WHAT IS BEING ASKED: Say how many lines contain the word "this" and give no other text.

EXTRACTED MATERIAL:
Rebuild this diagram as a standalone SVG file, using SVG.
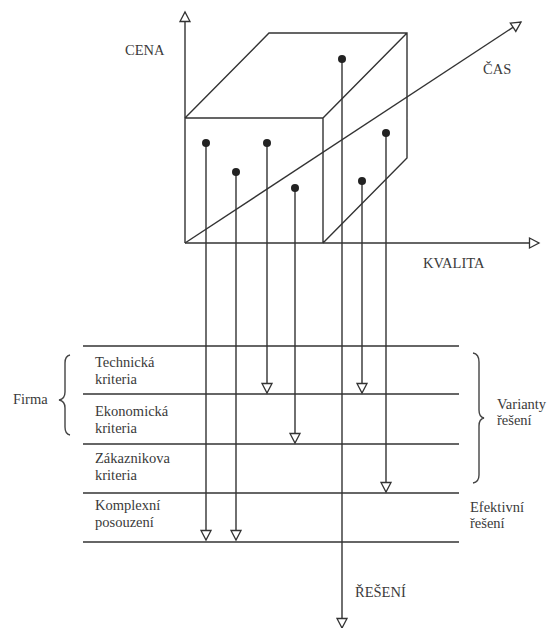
<svg xmlns="http://www.w3.org/2000/svg" width="555" height="628" viewBox="0 0 555 628">
<defs>
<style>
.ln{stroke:#333;stroke-width:1.4;fill:none}
.row{stroke:#333;stroke-width:1.6;fill:none}
.dot{fill:#222}
.t{font-family:"Liberation Serif","Times New Roman",serif;font-size:14.5px;fill:#3a3a3a}
.br{stroke:#444;stroke-width:1.4;fill:none}
</style>
<marker id="ah" markerUnits="userSpaceOnUse" markerWidth="14" markerHeight="14" viewBox="-2 -2 14 14" refX="10" refY="5" orient="auto">
<path d="M0.5,0 L10,5 L0.5,10 Z" fill="#fff" stroke="#333" stroke-width="1.3"/>
</marker>
</defs>
<rect width="555" height="628" fill="#fff"/>

<g id="axes">
<line class="ln" x1="185" y1="243" x2="185" y2="12" marker-end="url(#ah)"/>
<line class="ln" x1="185" y1="243" x2="539" y2="243" marker-end="url(#ah)"/>
<line class="ln" x1="185" y1="243" x2="521" y2="22" marker-end="url(#ah)"/>
<text class="t" x="125" y="55">CENA</text>
<text class="t" x="483" y="74">ČAS</text>
<text class="t" x="423" y="268">KVALITA</text>
</g>

<g id="cube">
<path class="ln" d="M185,118 L323,118 L323,243 M185,118 L269,33 L407,33 L407,158 L323,243 M323,118 L407,33"/>
</g>

<g id="rows">
<line class="row" x1="83" y1="346" x2="459" y2="346"/>
<line class="row" x1="83" y1="394" x2="459" y2="394"/>
<line class="row" x1="83" y1="444" x2="459" y2="444"/>
<line class="row" x1="83" y1="493" x2="459" y2="493"/>
<line class="row" x1="83" y1="542" x2="459" y2="542"/>
</g>

<g id="technicka">
<text class="t" x="95" y="367">Technická</text>
<text class="t" x="95" y="384">kriteria</text>
</g>
<g id="ekonomicka">
<text class="t" x="95" y="416">Ekonomická</text>
<text class="t" x="95" y="433">kriteria</text>
</g>
<g id="zakaznikova">
<text class="t" x="95" y="463">Zákaznikova</text>
<text class="t" x="95" y="480">kriteria</text>
</g>
<g id="komplexni">
<text class="t" x="95" y="510">Komplexní</text>
<text class="t" x="95" y="527">posouzení</text>
</g>

<g id="firma">
<path class="br" d="M70,355 Q65,356 65,363 L65,392 Q65,399 59,400 Q65,401 65,408 L65,427 Q65,434 70,435"/>
<text class="t" x="13" y="404">Firma</text>
</g>

<g id="varianty">
<path class="br" d="M473,353 Q479,354 479,362 L479,410 Q479,417 484,418 Q479,419 479,426 L479,475 Q479,482 473,483"/>
<text class="t" x="497" y="409">Varianty</text>
<text class="t" x="497" y="425">řešení</text>
</g>

<g id="efektivni">
<text class="t" x="470" y="512">Efektivní</text>
<text class="t" x="470" y="528">řešení</text>
</g>

<g id="reseni">
<text class="t" x="355" y="597">ŘEŠENÍ</text>
</g>

<g id="connectors">
<line class="ln" x1="206" y1="143" x2="206" y2="540" marker-end="url(#ah)"/>
<line class="ln" x1="236" y1="172" x2="236" y2="540" marker-end="url(#ah)"/>
<line class="ln" x1="267" y1="143" x2="267" y2="393" marker-end="url(#ah)"/>
<line class="ln" x1="295" y1="188" x2="295" y2="443" marker-end="url(#ah)"/>
<line class="ln" x1="342" y1="59" x2="342" y2="628" marker-end="url(#ah)"/>
<line class="ln" x1="362" y1="181" x2="362" y2="393" marker-end="url(#ah)"/>
<line class="ln" x1="386" y1="133" x2="386" y2="492" marker-end="url(#ah)"/>
</g>

<g id="dots">
<circle class="dot" cx="206" cy="143" r="4"/>
<circle class="dot" cx="236" cy="172" r="4"/>
<circle class="dot" cx="267" cy="143" r="4"/>
<circle class="dot" cx="295" cy="188" r="4"/>
<circle class="dot" cx="342" cy="59" r="4"/>
<circle class="dot" cx="362" cy="181" r="4"/>
<circle class="dot" cx="386" cy="133" r="4"/>
</g>
</svg>
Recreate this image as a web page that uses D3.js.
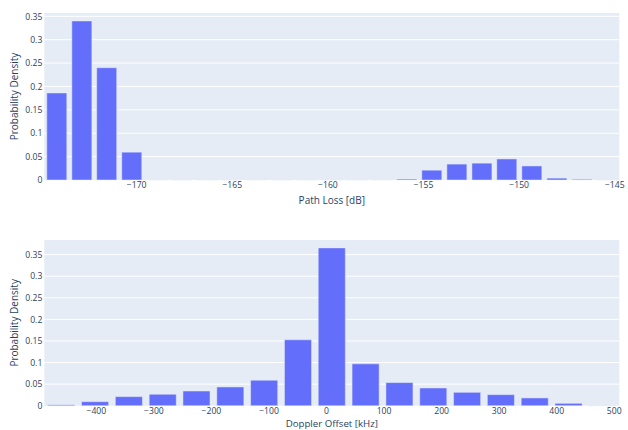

COMPLETE ANSWER: 2